(ATTN: UPDATES with more details throughout; ADDS photo)
By Kim Soo-yeon
SEOUL, May 16 (Yonhap) -- South Korea's central bank chief said Monday he does not rule out the possibility of a 50-basis-point rate hike, as uncertainty about already-elevated inflation remains high amid surging energy prices and the won's weakness.
In April, the Bank of Korea (BOK) raised the policy rate by a quarter-percentage point to 1.5 percent, the fourth rate hike since August last year, in a bid to tame inflation and curb household debt.
Analysts forecast the BOK to further hike the borrowing costs by another 0.25 percentage point at the May 26 policy meeting.
"It is not the stage where we can completely rule out the possibility of a big step hike," BOK Gov. Rhee Chang-yong told reporters after his first official meeting on economic situations with Finance Minister Choo Kyung-ho.
"Whether we could consider (a 0.5-percentage point increase) will rest on how much inflation rises going forward," Rhee said.
He said the BOK will closely monitor data on growth and inflation.
South Korea's consumer prices grew at the fastest pace in more than 13 years in April. Consumer prices spiked 4.8 percent on-year in April, a pickup from a 4.1 percent gain in March.
Inflation has been under upward pressure amid soaring energy prices caused by Russia's war with Ukraine and a rebound in demand from the pandemic.
In May, the Fed raised the policy rate by a half-percentage point to a range of 0.75-1 percent, the biggest hike in 22 years, to curb runaway inflation. It followed its first rate increase since 2018 in March.
Concerns about capital flights have heightened, as the Fed's aggressive rate hikes have narrowed the interest rate gap between South Korea and the U.S.
Economic policymakers face the tricky task of steering the economy, as the risk of stagflation, a mix of slowing economy and high inflation, has increased amid global economic uncertainty.
High inflation is feared to erode people's purchasing power, hampering economic growth. The South Korean economy is expected to slow to the 2 percent range this year due to heightened economic uncertainty, after the 4 percent expansion last year.
The won's sharp weakness against the U.S. dollar has also exerted upward pressure on inflation, as it has boosted import bills.

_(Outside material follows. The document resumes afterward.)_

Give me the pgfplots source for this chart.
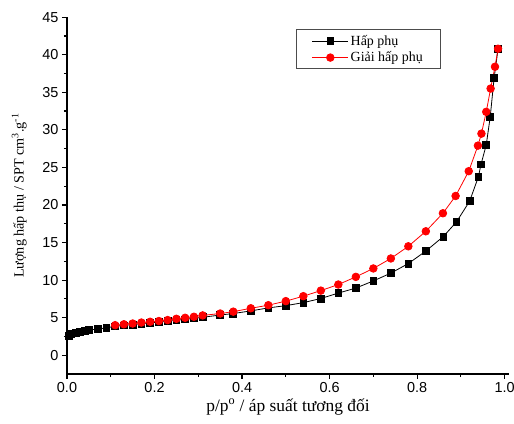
\documentclass[border=0pt]{standalone}
\usepackage{fontspec}
\setmainfont{Liberation Serif}
\newfontfamily\arialfont{Liberation Sans}
\usepackage{pgfplots}
\pgfplotsset{compat=1.18}
\begin{document}
\begin{tikzpicture}
\useasboundingbox (-67bp,-50bp) rectangle (447bp,374bp);
\begin{axis}[
 scale only axis, width=442bp, height=356.8bp,
 xmin=0, xmax=1.01, ymin=-2.5, ymax=45,
 axis x line*=bottom, axis y line*=left,
 axis line style={line width=1.4bp, -},
 tick align=outside, tick style={line width=1.2bp, black},
 major tick length=5bp, minor tick length=3bp,
 minor tick num=1,
 xtick={0,0.2,0.4,0.6,0.8,1.0}, ytick={0,5,...,45},
 xticklabel style={/pgf/number format/.cd, fixed, fixed zerofill, precision=1},
 ticklabel style={font=\arialfont\fontsize{14.5}{16}\selectfont},
 /pgf/number format/assume math mode=true,
 xlabel={p/p\textsuperscript{o} / áp suất tương đối},
 ylabel={Lượng hấp thụ / SPT cm\textsuperscript{3}.g\textsuperscript{-1}},
 xlabel style={font=\fontsize{17.5}{19}\selectfont, yshift=1bp},
 ylabel style={font=\fontsize{14.2}{16}\selectfont, yshift=9bp},
 legend style={at={(0.517,0.966)}, anchor=north west, draw=black!70, line width=0.8bp,
   font=\fontsize{14}{16}\selectfont, inner xsep=16bp, inner ysep=3.5bp, row sep=1bp,
   cells={anchor=west}},
 legend image code/.code={\draw[mark repeat=2,mark phase=2,#1] plot coordinates {(0bp,0bp) (18bp,0bp) (36bp,0bp)};},
]
\addplot[black, line width=0.8bp, mark=square*, mark size=3.4bp, mark options={solid}] coordinates {
(0.005,2.6) (0.01,2.8) (0.02,3.0) (0.03,3.12) (0.04,3.25) (0.05,3.35) (0.07,3.48) (0.09,3.65)
(0.11,3.85) (0.13,3.97) (0.15,4.08) (0.17,4.2) (0.19,4.3) (0.21,4.4) (0.23,4.52) (0.25,4.65)
(0.27,4.78) (0.29,4.9) (0.31,5.05) (0.35,5.35) (0.38,5.55) (0.42,5.9) (0.46,6.3) (0.50,6.6)
(0.54,7.0) (0.58,7.55) (0.62,8.27) (0.66,8.94) (0.70,9.89) (0.74,10.93) (0.78,12.2) (0.82,13.87)
(0.86,15.8) (0.89,17.75) (0.92,20.5) (0.94,23.74) (0.946,25.4) (0.958,28.0) (0.967,31.7)
(0.976,36.9) (0.985,40.8)
};
\addlegendentry{Hấp phụ}
\addplot[red, line width=0.8bp, mark=*, mark size=3.8bp, mark options={solid}] coordinates {
(0.985,40.8) (0.978,38.4) (0.968,35.5) (0.958,32.4) (0.947,29.5) (0.939,27.9) (0.918,24.5)
(0.888,21.2) (0.859,18.9) (0.82,16.5) (0.78,14.5) (0.74,12.88) (0.70,11.55) (0.66,10.43)
(0.62,9.41) (0.58,8.6) (0.54,7.86) (0.50,7.2) (0.46,6.66) (0.42,6.25) (0.38,5.8) (0.35,5.55)
(0.31,5.3) (0.29,5.12) (0.27,4.98) (0.25,4.85) (0.23,4.68) (0.21,4.55) (0.19,4.45) (0.17,4.35)
(0.15,4.22) (0.13,4.12) (0.11,4.0)
};
\addlegendentry{Giải hấp phụ}
\end{axis}
\end{tikzpicture}
\end{document}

The won's slide has recently accelerated, as demand for the greenback increased amid the Fed's rate hikes. The Korean currency hit a 13-year low of 1,288.60 per the dollar Thursday, down 13.3 won from the previous session.
At a parliamentary speech on the extra budget, President Yoon Suk-yeol voiced concerns about elevated inflation.
"As high inflation persists, the pace of rate hikes and liquidity reduction has picked up, which has had negative impacts on the financial market. Runaway inflation and high interest rates bring more pain to vulnerable people," he said.
Against this backdrop, the chiefs of the finance ministry and the BOK called for close policy coordination, as it has become more important for the government and the central bank to find an optimal policy mix.
Choo and Rhee said volatility in the financial market has heightened and inflationary pressure has sharply risen amid the growing possibility of the economic slowdown.
The two "stressed that strengthening policy coordination based on communication and raising policy trust will lay the groundwork for stability in macroeconomic conditions and the financial market," the government and the BOK said in a joint statement after the meeting.
Critics said the government's latest proposal of a record extra budget could further stoke inflation, adding the move is not in sync with the BOK's monetary tightening drive.
Last week, the finance ministry proposed an extra budget of 59.4 trillion won (US$46.3 billion) in the latest move to compensate pandemic-hit merchants for their losses caused by stricter virus curbs.
"We cannot say there is no worry about inflation (due to the extra budget). But the move will likely have limited impacts on inflation, as state support will be given through public transfer," Choo said.
Meanwhile, before the meeting, Choo refused to specify whether he will discuss with Rhee over the possible reopening of South Korea's currency swap line with the U.S.
The BOK and the Fed signed the $60 billion currency swap facility in March 2020 to ease the market panic caused by the COVID-19 pandemic. The swap line expired on Dec. 31, 2021, after being extended three times.
Market players raised the possible signing of another currency swap line amid the won's sharp fall, as Yoon and his U.S. counterpart, Joe Biden, will hold their first summit in Seoul this weekend.